OpenMP in UM

From UKCA

OpenMP in the UM

What is OpenMP?

OpenMP is a directive (i.e. code comments) driven set of instructions for the compiler to generate parallel threads (light-weight computational tasks) to split up a block of work. It only works on shared-memory (i.e. within an IBM node) but is fully portable.

The practical result of OpenMP is that we have additional parallelism that we can utilise,

  * by using more processors, OR
  * by using SMT on IBM platforms. SMT gives each physical computational core an additional "virtual" core. Using this with OpenMP often allows a code to run significantly faster without using any additional computational resource.

The UM has traditionally been parallel by using a domain decomposition approach with explicit message passing. This uses processes (full computational tasks with high overheads) that work on their own chunk of data for long periods with occasional communications. OpenMP is typically finer grained in that it is normally used to split work up at the level of just a loop!

OpenMP can be added in a piecemeal fashion to a code and this is how we are approaching things in the UM. At the first pass we've inserted OpenMP for the most costly parts of code (most of the dynamics and the most expensive physics) but are gradually expanding the scope. As with all parallelism it is important to get a high level of parallel coverage for an efficient implementation.

Where Can I Use OpenMP

Although it can be used in other ways, the main use of OpenMP is to give parallelism across independent iterations of a loop. This is done by giving different iterations of the loop to different threads to do the computation. For example in a loop {{{ i = 1, n}}} run with 2 threads, {{{i = 1, n/2}}} will be done by thread 0, {{{i = n/2+1, n}}} will be done at the same time by thread 1.

In most cases it is fair to say that if a loop is vectorisable, it is also suitable for OpenMP. For example, the following code fragment is suitable for using OpenMP (because no one iteration of a loop depends on another), {{{

     DO i = 1, n
       a(i) = c * b(i)
       a(i) = sin(a(i))
     END DO

}}}

The loop below however is not suitable for OpenMP as there are dependencies between the iterations, {{{

     DO i = 1, n
       a(i) = 0.5 * (a(i-1) + a(i+1))
     END DO

}}}

If indirect addressing is used (e.g. {{{ a(ptr(j)) }}} ) one needs to be particularly careful that the indirection gives a one-to-one mapping (to avoid different elements being calculated by different threads).
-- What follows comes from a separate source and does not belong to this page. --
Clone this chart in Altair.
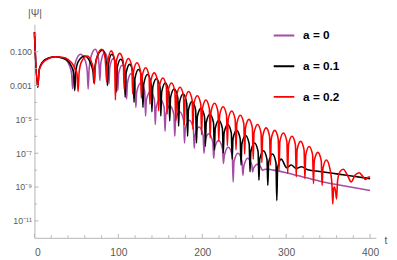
import math
import altair as alt
import pandas as pd

# ---- data (t, log10|Psi|) ----
names = ["a = 0", "a = 0.1", "a = 0.2"]
colors = ["#a64ca6", "#000000", "#ff0000"]

a0_t = [0, 3.9, 5.5, 8, 12, 18, 25, 32, 38, 42, 44.3, 45.5, 46.8, 49, 55, 61, 63, 64, 65.2, 68, 72.5,
        76, 77.1, 78, 79, 83.5, 87.8, 88.8, 89.8, 94, 98.3, 99.3, 100.3, 104.5, 108.8, 109.8, 110.8,
        115, 119.8, 120.8, 121.8, 126.6, 131.4, 132.4, 133.4, 138.2, 143, 144, 145, 149.8, 154.6,
        155.6, 156.6, 161.4, 166.2, 167.2, 168.2, 173, 177.8, 178.8, 179.8, 184.6, 189.4, 190.4,
        191.4, 196.2, 201, 202, 203, 207.8, 212.6, 213.6, 214.6, 219.4, 224.2, 225.2, 226.2, 231,
        235.8, 236.8, 237.8, 242.6, 247.4, 248.4, 249.4, 254.2, 259, 260, 261, 265.8, 270.5, 271.5,
        277, 285, 300, 320, 340, 360, 380, 400]
a0_log = [0.15, -3.1, -2.1, -1.75, -1.5, -1.35, -1.3, -1.35, -1.5, -1.85, -2.3, -3.2, -2.2, -1.6,
          -1.15, -1.6, -2.2, -3.2, -2.0, -1.2, -0.85, -1.3, -1.9, -2.7, -1.7, -1.05, -1.6, -2.9, -1.9,
          -1.4, -2.0, -3.3, -2.3, -1.8, -2.35, -3.8, -2.85, -2.3, -2.85, -4.3, -3.4, -2.85, -3.35,
          -4.8, -3.85, -3.35, -3.85, -5.3, -4.3, -3.8, -4.3, -5.7, -4.7, -4.2, -4.7, -6.0, -5.05,
          -4.55, -5.05, -6.4, -5.55, -5.05, -5.55, -6.7, -5.95, -5.45, -5.95, -7.0, -6.35, -5.85,
          -6.35, -7.3, -6.75, -6.25, -6.75, -7.6, -7.15, -6.65, -7.15, -8.7, -7.5, -7.0, -7.5, -8.3,
          -7.8, -7.3, -7.7, -8.1, -7.9, -7.65, -7.9, -8.0, -7.93, -8.0, -8.15, -8.4, -8.65, -8.85,
          -9.02, -9.2]

a1_t = [0, 3.9, 5.5, 8, 12, 18, 25, 32, 39, 44, 46.8, 48, 49.3, 52, 60, 67, 69.8, 71, 72.3, 75.5,
        81.5, 85, 86, 87, 88, 92.1, 96.4, 97.4, 98.4, 102.8, 107.1, 108.1, 109.1, 113.4, 117.7, 118.7,
        119.7, 124, 128.3, 129.3, 130.3, 134.7, 139, 140, 141, 145.3, 149.6, 150.6, 151.6, 155.9,
        160.2, 161.2, 162.2, 166.5, 170.8, 171.8, 172.8, 177.2, 181.5, 182.5, 183.5, 187.8, 192.1,
        193.1, 194.1, 198.4, 202.7, 203.7, 204.7, 209.1, 213.4, 214.4, 215.4, 219.7, 224, 225, 226,
        230.3, 234.6, 235.6, 236.6, 240.9, 245.2, 246.2, 247.2, 251.6, 255.9, 256.9, 257.9, 262.2,
        266.5, 267.5, 268.5, 272.8, 277.1, 278.1, 279.1, 283.5, 287.8, 288.8, 289.8, 294.1, 300.5,
        306, 312, 318, 326, 340, 360, 380, 400]
a1_log = [0.15, -3.1, -2.1, -1.75, -1.5, -1.35, -1.3, -1.35, -1.5, -1.85, -2.3, -3.3, -2.2, -1.6,
          -1.25, -1.7, -2.2, -2.85, -1.8, -1.2, -0.9, -1.4, -2.0, -3.0, -1.8, -1.15, -1.7, -3.4, -2.0,
          -1.45, -2.0, -3.7, -2.3, -1.75, -2.3, -4.0, -2.6, -2.05, -2.6, -4.3, -2.9, -2.35, -2.9,
          -4.55, -3.1, -2.6, -3.1, -4.8, -3.4, -2.85, -3.4, -5.1, -3.7, -3.2, -3.7, -5.4, -4.0, -3.5,
          -4.05, -6.0, -4.45, -3.95, -4.45, -6.4, -4.85, -4.35, -4.85, -6.6, -5.2, -4.7, -5.2, -6.8,
          -5.55, -5.05, -5.55, -7.0, -5.8, -5.3, -5.8, -7.35, -6.15, -5.65, -6.15, -7.7, -6.45, -5.95,
          -6.45, -8.1, -6.9, -6.4, -6.9, -8.6, -7.35, -6.85, -7.35, -8.9, -7.55, -7.05, -7.55, -9.8,
          -7.85, -7.35, -7.85, -7.7, -7.9, -7.8, -7.98, -8.08, -8.22, -8.36, -8.5]

a2_t = [0, 3.9, 5.5, 8, 12, 18, 25, 33, 40, 47, 50.7, 52, 53.3, 56, 63, 69, 70.5, 71.5, 72.5, 75, 80,
        84.1, 85, 86, 87, 91.4, 95.5, 96.5, 97.5, 101.7, 105.9, 106.9, 107.9, 112, 116.1, 117.1,
        118.1, 122.2, 126.4, 127.4, 128.4, 132.5, 136.6, 137.6, 138.6, 142.7, 146.9, 147.9, 148.9,
        153, 157.1, 158.1, 159.1, 163.3, 167.4, 168.4, 169.4, 173.5, 177.6, 178.6, 179.6, 183.8,
        187.9, 188.9, 189.9, 194, 198.2, 199.2, 200.2, 204.3, 208.4, 209.4, 210.4, 214.6, 218.7,
        219.7, 220.7, 224.8, 228.9, 229.9, 230.9, 235.1, 239.2, 240.2, 241.2, 245.3, 249.5, 250.5,
        251.5, 255.6, 259.7, 260.7, 261.7, 265.9, 270, 271, 272, 276.1, 280.2, 281.2, 282.2, 286.4,
        290.5, 291.5, 292.5, 296.6, 300.8, 301.8, 302.8, 306.9, 311, 312, 313, 317.2, 321.3, 322.3,
        323.3, 327.4, 331.5, 332.5, 333.5, 337.7, 341.8, 342.8, 343.8, 347.9, 352, 354.5, 355.5,
        356.5, 357.5, 359, 360, 361.3, 364, 368, 373, 377.5, 382, 387, 391, 394.5, 398, 400]
a2_log = [0.15, -3.1, -2.15, -1.8, -1.55, -1.38, -1.3, -1.33, -1.45, -1.85, -2.3, -3.35, -2.2, -1.6,
          -1.25, -1.75, -2.2, -2.9, -1.9, -1.25, -0.85, -1.35, -1.9, -2.75, -1.8, -0.95, -1.5, -3.85,
          -1.6, -1.1, -1.6, -3.2, -1.9, -1.4, -1.9, -3.5, -2.15, -1.65, -2.15, -3.75, -2.45, -1.95,
          -2.45, -4.1, -2.75, -2.25, -2.75, -4.5, -3.05, -2.55, -3.05, -4.7, -3.35, -2.85, -3.35,
          -5.1, -3.6, -3.1, -3.6, -5.35, -3.85, -3.35, -3.85, -5.6, -4.1, -3.6, -4.1, -5.9, -4.35,
          -3.85, -4.35, -6.1, -4.55, -4.05, -4.55, -6.3, -4.75, -4.25, -4.75, -6.55, -5.0, -4.5, -5.0,
          -6.8, -5.25, -4.75, -5.25, -7.05, -5.5, -5.0, -5.5, -7.35, -5.8, -5.3, -5.8, -7.55, -6.0,
          -5.5, -6.0, -7.7, -6.15, -5.65, -6.15, -8.0, -6.3, -5.8, -6.3, -8.2, -6.5, -6.0, -6.5, -8.4,
          -6.8, -6.3, -6.8, -8.5, -7.1, -6.6, -7.1, -8.8, -7.45, -6.95, -7.45, -8.9, -7.9, -7.4, -7.9,
          -8.8, -10.0, -9.1, -9.0, -9.3, -9.7, -8.6, -8.1, -7.95, -8.3, -8.7, -8.3, -8.15, -8.35,
          -8.55, -8.4, -8.42]

x_major = [0, 100, 200, 300, 400]
x_minor = [20, 40, 60, 80, 120, 140, 160, 180, 220, 240, 260, 280, 320, 340, 360, 380]
y_label_vals = [1e-1, 1e-3, 1e-5, 1e-7, 1e-9, 1e-11]
y_label_text = ["0.100", "0.001", "10⁻⁵", "10⁻⁷", "10⁻⁹", "10⁻¹¹"]
y_minor = [1e0, 1e-2, 1e-4, 1e-6, 1e-8, 1e-10]

# ---- build table ----
rows = []
for name, ts, ls in zip(names, [a0_t, a1_t, a2_t], [a0_log, a1_log, a2_log]):
    for t, l in zip(ts, ls):
        rows.append({"t": t, "psi": 10 ** l, "a": name})
df = pd.DataFrame(rows)

W, H = 348.7, 218
AX = "#b3b3b3"
LAB = "#5a5a5a"
FONT = "Liberation Sans"

xs = alt.Scale(domain=[0, 407], nice=False, zero=False)
ys = alt.Scale(type="log", domain=[1e-12, 4.17], nice=False)

expr = "''"
for v, txt in reversed(list(zip(y_label_vals, y_label_text))):
    e = round(math.log10(v))
    expr = f"round(log(datum.value)/LN10) == {e} ? '{txt}' : ({expr})"

lines = alt.Chart(df).mark_line(strokeWidth=1.6, interpolate="monotone").encode(
    x=alt.X("t:Q", scale=xs, axis=alt.Axis(
        values=x_major, ticks=False, grid=False, domainColor=AX, domainWidth=1,
        labelColor=LAB, labelFont=FONT, labelFontSize=10.5, labelPadding=10,
        title="t", titleX=358.3, titleY=3, titleAngle=0, titleAlign="center",
        titleBaseline="middle", titleFontWeight="normal", titleFont=FONT,
        titleFontSize=10.5, titleColor=LAB)),
    y=alt.Y("psi:Q", scale=ys, axis=alt.Axis(
        values=y_label_vals, labelExpr=expr, ticks=False, grid=False,
        domainColor=AX, domainWidth=1, labelColor=LAB, labelFont=FONT,
        labelFontSize=9, labelPadding=3,
        title="|Ψ|", titleX=0, titleY=-11, titleAngle=0, titleAlign="center",
        titleBaseline="middle", titleFontWeight="normal", titleFont=FONT,
        titleFontSize=10.5, titleColor=LAB)),
    color=alt.Color("a:N", scale=alt.Scale(domain=names, range=colors), legend=alt.Legend(
        orient="none", legendX=243.3, legendY=1, padding=0, title=None,
        symbolType="stroke", symbolSize=441, symbolStrokeWidth=2,
        labelFont=FONT, labelFontSize=12, labelFontWeight="bold", labelColor="#000000",
        labelOffset=8, clipHeight=21, rowPadding=10.3)),
)

ytm = alt.Chart(pd.DataFrame({"v": y_label_vals})).mark_rule(color=AX, strokeWidth=1).encode(
    y=alt.Y("v:Q", scale=ys), x=alt.value(0), x2=alt.value(4))
ytn = alt.Chart(pd.DataFrame({"v": y_minor})).mark_rule(color=AX, strokeWidth=1).encode(
    y=alt.Y("v:Q", scale=ys), x=alt.value(0), x2=alt.value(2.5))
xtm = alt.Chart(pd.DataFrame({"v": x_major})).mark_rule(color=AX, strokeWidth=1).encode(
    x=alt.X("v:Q", scale=xs), y=alt.value(H), y2=alt.value(H - 4))
xtn = alt.Chart(pd.DataFrame({"v": x_minor})).mark_rule(color=AX, strokeWidth=1).encode(
    x=alt.X("v:Q", scale=xs), y=alt.value(H), y2=alt.value(H - 2.5))

chart = alt.layer(lines, ytm, ytn, xtm, xtn).properties(
    width=W, height=H, autosize=alt.AutoSizeParams(type="none"),
    padding={"left": 27, "top": 14, "right": 13.3, "bottom": 20},
).configure_view(stroke=None)

chart.save("out.html", embed_options={"renderer": "svg", "actions": False})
The most common case of indirect addressing in the UM is in compressing an active sub-set of a larger array (such as land-points in the surface scheme) and this is normally safe for use with OpenMP.

Collecting a running maximum or minimum over loop iterations is also a common case of a non-independent loop. Care is needed here to either use OpenMP on a different loop (e.g. internal nested loop) or to get advice about other techniques that may be possible to utilise OpenMP in this situation.
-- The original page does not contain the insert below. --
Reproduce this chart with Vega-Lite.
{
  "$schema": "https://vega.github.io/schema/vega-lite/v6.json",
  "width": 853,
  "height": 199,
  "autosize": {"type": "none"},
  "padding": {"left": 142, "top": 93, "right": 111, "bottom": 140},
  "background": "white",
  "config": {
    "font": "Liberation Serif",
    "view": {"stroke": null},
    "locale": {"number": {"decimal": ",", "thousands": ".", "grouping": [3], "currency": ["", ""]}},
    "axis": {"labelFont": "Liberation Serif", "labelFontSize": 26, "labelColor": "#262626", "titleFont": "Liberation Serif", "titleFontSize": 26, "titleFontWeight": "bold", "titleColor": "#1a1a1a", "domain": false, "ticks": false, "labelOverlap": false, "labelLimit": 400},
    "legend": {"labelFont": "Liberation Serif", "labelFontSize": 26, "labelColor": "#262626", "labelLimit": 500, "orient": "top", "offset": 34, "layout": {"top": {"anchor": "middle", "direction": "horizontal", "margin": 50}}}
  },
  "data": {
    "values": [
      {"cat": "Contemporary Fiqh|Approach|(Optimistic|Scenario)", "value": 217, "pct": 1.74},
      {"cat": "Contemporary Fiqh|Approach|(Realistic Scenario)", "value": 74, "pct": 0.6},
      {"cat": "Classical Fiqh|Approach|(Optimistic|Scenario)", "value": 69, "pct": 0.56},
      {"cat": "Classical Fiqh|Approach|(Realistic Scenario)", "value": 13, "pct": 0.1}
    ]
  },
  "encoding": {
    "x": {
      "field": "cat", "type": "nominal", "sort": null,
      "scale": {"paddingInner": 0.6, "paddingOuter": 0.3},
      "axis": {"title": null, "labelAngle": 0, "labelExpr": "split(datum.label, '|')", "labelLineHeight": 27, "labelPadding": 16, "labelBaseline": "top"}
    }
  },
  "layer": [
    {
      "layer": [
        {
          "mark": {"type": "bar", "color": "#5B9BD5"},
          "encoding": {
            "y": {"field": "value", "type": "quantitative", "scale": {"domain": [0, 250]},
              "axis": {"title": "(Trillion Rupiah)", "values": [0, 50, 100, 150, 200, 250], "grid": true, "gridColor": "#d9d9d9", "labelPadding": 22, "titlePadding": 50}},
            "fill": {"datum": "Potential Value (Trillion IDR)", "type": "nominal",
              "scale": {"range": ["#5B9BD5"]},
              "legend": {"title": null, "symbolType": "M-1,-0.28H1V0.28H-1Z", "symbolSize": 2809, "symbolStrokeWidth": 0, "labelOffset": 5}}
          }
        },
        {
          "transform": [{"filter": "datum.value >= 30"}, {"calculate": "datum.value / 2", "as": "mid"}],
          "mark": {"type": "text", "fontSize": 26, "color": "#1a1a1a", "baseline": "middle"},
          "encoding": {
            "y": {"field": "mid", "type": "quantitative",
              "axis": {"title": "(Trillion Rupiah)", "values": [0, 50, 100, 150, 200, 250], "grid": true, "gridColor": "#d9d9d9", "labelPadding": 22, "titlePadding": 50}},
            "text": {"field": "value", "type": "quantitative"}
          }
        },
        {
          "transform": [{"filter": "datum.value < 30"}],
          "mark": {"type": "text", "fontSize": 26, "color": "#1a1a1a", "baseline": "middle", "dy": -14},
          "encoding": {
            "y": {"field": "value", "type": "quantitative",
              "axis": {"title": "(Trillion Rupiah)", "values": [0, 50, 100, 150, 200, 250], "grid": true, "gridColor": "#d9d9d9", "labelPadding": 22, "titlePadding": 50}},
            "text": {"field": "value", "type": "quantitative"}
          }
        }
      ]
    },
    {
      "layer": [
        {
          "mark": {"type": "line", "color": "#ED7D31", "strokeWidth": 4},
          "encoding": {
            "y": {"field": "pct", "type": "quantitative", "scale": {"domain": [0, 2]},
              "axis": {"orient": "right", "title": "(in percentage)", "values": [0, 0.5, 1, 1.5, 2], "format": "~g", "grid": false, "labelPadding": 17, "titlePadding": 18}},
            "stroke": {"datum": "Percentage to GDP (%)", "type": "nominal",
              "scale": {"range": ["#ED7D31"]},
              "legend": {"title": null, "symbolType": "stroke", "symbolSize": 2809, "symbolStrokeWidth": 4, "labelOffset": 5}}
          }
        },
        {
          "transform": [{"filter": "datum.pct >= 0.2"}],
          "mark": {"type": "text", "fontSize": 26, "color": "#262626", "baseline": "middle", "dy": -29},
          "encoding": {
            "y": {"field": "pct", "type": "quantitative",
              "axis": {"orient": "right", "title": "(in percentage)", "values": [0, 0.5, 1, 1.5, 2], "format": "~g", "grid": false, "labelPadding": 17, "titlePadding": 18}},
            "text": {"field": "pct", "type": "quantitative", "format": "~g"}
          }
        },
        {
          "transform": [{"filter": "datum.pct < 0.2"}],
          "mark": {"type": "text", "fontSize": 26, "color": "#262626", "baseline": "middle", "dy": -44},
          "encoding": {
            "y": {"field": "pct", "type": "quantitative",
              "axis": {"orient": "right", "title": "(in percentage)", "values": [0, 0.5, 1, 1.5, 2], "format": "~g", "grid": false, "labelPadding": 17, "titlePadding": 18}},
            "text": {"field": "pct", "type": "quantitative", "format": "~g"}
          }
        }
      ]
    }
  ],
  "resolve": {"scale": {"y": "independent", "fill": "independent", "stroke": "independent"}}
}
It is common to re-arrange loops a little when implementing OpenMP. This might be to ensure the loop iterations are independent (see above!) or to maximise the work done by a set of parallel threads. This latter reason is because there is an overhead with starting or stopping threads so this should be done as little as possible. The need to maximise work by the threads will mean that splitting working into parallel portions should happen at as high a level in the code as possible. This is done in (for example) radiation where the parallel loop is the main loop over segments in the control level.

Common OpenMP Directives

All OpenMP directives are comments that start with {{{!$OMP}}} - continuation lines start with {{{!$OMP&}}} (with the previous line ending in {{{&}}} as normal for Fortran 90).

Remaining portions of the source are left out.